Muriel is newly married and restless, transplanted from her Kansas hometown to life in a dusty bungalow in San Diego. The air is rich with the tang of salt and citrus, but the limits of her new life seem to be closing in: she misses her sly, itinerant brother-in-law, Julius, who made the world feel bigger than she had imagined. She begins slipping off to the Del Mar racetrack to bet and eavesdrop, learning the language of horses and risk. Meanwhile, Julius is testing his fate in Las Vegas, working at a local casino where tourists watch atomic tests from the roof, and falling in love with a young card cheat. As each gets increasingly lonely, lost, and wild, will they be able to find one another again?

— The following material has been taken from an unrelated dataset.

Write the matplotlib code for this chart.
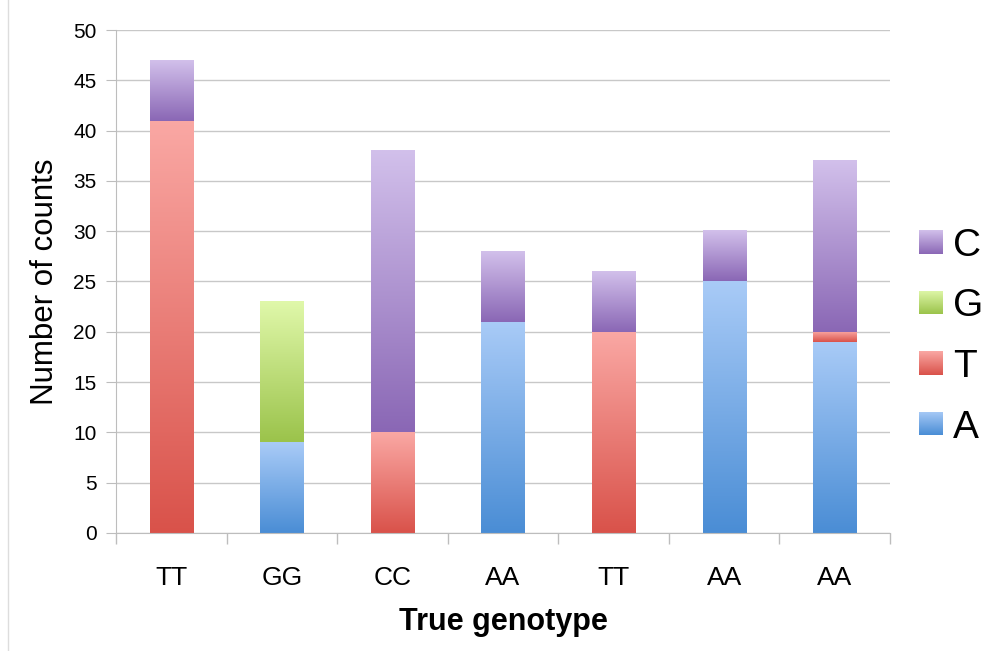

On Swift Horses is a debut of astonishing power: a story of love and luck, of two people trying to find their place in a country that is coming apart even as it promises them everything.
APPLE BOOKS REVIEW
In Shannon Pufahl’s devastatingly beautiful debut, life is a game of chance and a bit of a cheat. The novel is set after the Korean War in working-class San Diego and Las Vegas, where atomic bomb tests continue in the nearby Nevada desert. Pufahl’s story of the unspoken affinity between young newlywed Muriel—who may love the illicit thrill of horse betting more than she loves her husband—and her tortured gay brother-in-law, Julius, a gambler living the rough life in casinos and bars, unfolds with quiet grace. Reading this book is like slowly unwrapping a great gift. Pufahl unveils her characters’ sad and lovely secrets at a languorous pace and lays bare the lies people tell themselves (and others) in order to survive.
PUBLISHERS WEEKLY
Pufahl's powerful debut follows two brothers just back from the Korean War and the woman from Kansas who loves them both. Muriel agrees to marry Lee not long after he and his brother, Julius, step off their ship in Long Beach, but it's Julius with whom she finds a haunting affinity. When he disappears, both Muriel and Lee live for word from him again. Muriel and Julius are gamblers; Muriel overhears horse betting tips from men who drink at the Heyday Lounge in San Diego where she works. Muriel wins enough at the Del Mar racetrack to buy her husband the lot on which he builds their dream house. Meanwhile, in Las Vegas, Julius falls in love with Henry, a tender card cheat who's run out of town. Desperate to find him, Julius returns to his brother's house, steals money from Muriel, and goes in search of him. Muriel, in turn, searches for Julius, and finds herself instead. SoCal's illicit gay joints, Mexico, and memories of Kansas are finely wrought, though by the time Muriel discovers that the mystery Julius represents actually resides deep inside her own self, Pufahl's gorgeous metaphors and heartbreaking revelations may make readers feel like less is more. Peopled by singular characters and suffused with a keen sense of time and place, Pufahl's debut casts a fascinating spell. This melancholy story will show up in the dreams of those whose heartstrings it has tugged.